● Source excerpt:
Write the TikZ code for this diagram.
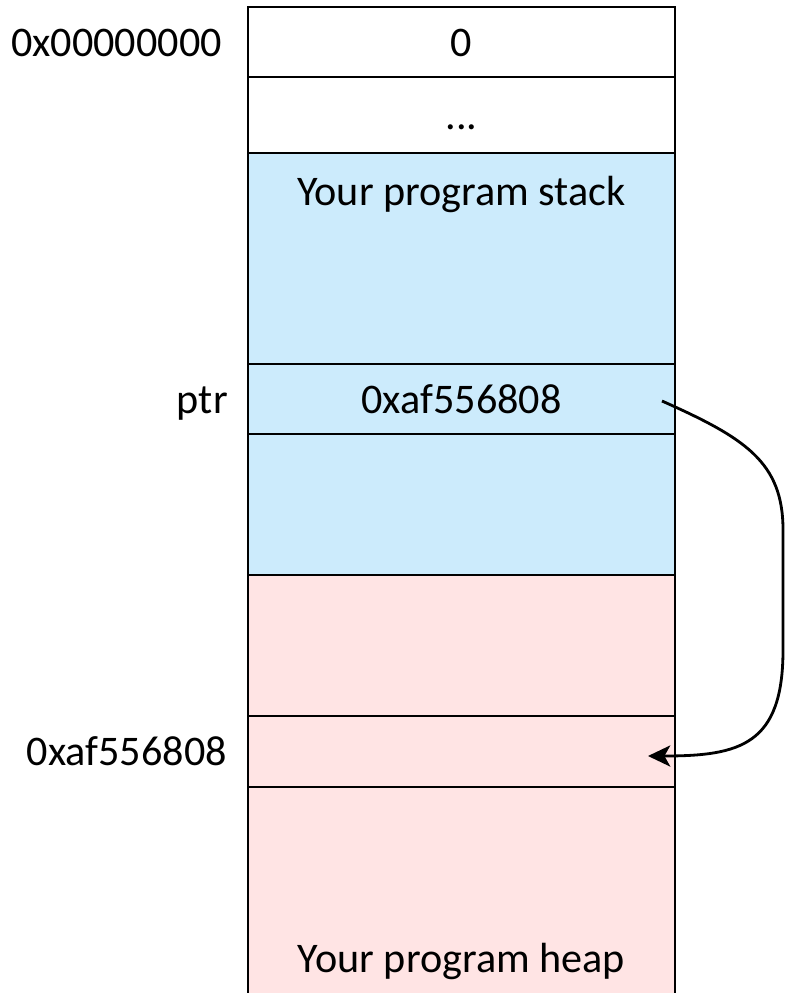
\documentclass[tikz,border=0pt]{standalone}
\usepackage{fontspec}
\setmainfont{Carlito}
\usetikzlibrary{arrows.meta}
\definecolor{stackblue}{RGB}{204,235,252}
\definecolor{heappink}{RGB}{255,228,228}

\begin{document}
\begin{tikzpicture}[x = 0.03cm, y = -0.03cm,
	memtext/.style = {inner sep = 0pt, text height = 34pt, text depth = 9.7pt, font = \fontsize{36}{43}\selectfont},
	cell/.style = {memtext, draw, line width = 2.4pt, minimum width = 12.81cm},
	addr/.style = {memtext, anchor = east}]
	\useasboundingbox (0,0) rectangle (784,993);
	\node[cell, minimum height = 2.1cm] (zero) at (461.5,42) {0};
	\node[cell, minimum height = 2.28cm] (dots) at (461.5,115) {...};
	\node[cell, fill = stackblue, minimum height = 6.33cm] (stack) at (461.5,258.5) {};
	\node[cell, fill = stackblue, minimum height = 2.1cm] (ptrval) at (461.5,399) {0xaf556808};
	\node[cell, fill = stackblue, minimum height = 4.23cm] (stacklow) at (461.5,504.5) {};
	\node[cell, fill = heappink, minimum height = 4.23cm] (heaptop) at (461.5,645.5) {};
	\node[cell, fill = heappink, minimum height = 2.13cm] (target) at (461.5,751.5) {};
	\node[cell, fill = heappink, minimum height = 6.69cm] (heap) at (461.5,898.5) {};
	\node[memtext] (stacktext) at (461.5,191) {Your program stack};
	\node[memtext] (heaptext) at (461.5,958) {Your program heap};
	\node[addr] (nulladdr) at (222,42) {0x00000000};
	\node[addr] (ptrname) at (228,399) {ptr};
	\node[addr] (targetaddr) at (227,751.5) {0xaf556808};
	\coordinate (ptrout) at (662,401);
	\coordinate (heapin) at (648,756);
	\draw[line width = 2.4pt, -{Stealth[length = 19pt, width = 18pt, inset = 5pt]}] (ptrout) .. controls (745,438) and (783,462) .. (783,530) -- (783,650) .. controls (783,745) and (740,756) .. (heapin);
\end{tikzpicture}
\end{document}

● Problem statement:
Print the whole listing above once more, word for word, without its pictures.

● The solution:
Write the TikZ code for this diagram.
\documentclass[tikz,border=0pt]{standalone}
\usepackage{fontspec}
\setmainfont{Carlito}
\usetikzlibrary{arrows.meta}
\definecolor{stackblue}{RGB}{204,235,252}
\definecolor{heappink}{RGB}{255,228,228}

\begin{document}
\begin{tikzpicture}[x = 0.03cm, y = -0.03cm,
	memtext/.style = {inner sep = 0pt, text height = 34pt, text depth = 9.7pt, font = \fontsize{36}{43}\selectfont},
	cell/.style = {memtext, draw, line width = 2.4pt, minimum width = 12.81cm},
	addr/.style = {memtext, anchor = east}]
	\useasboundingbox (0,0) rectangle (784,993);
	\node[cell, minimum height = 2.1cm] (zero) at (461.5,42) {0};
	\node[cell, minimum height = 2.28cm] (dots) at (461.5,115) {...};
	\node[cell, fill = stackblue, minimum height = 6.33cm] (stack) at (461.5,258.5) {};
	\node[cell, fill = stackblue, minimum height = 2.1cm] (ptrval) at (461.5,399) {0xaf556808};
	\node[cell, fill = stackblue, minimum height = 4.23cm] (stacklow) at (461.5,504.5) {};
	\node[cell, fill = heappink, minimum height = 4.23cm] (heaptop) at (461.5,645.5) {};
	\node[cell, fill = heappink, minimum height = 2.13cm] (target) at (461.5,751.5) {};
	\node[cell, fill = heappink, minimum height = 6.69cm] (heap) at (461.5,898.5) {};
	\node[memtext] (stacktext) at (461.5,191) {Your program stack};
	\node[memtext] (heaptext) at (461.5,958) {Your program heap};
	\node[addr] (nulladdr) at (222,42) {0x00000000};
	\node[addr] (ptrname) at (228,399) {ptr};
	\node[addr] (targetaddr) at (227,751.5) {0xaf556808};
	\coordinate (ptrout) at (662,401);
	\coordinate (heapin) at (648,756);
	\draw[line width = 2.4pt, -{Stealth[length = 19pt, width = 18pt, inset = 5pt]}] (ptrout) .. controls (745,438) and (783,462) .. (783,530) -- (783,650) .. controls (783,745) and (740,756) .. (heapin);
\end{tikzpicture}
\end{document}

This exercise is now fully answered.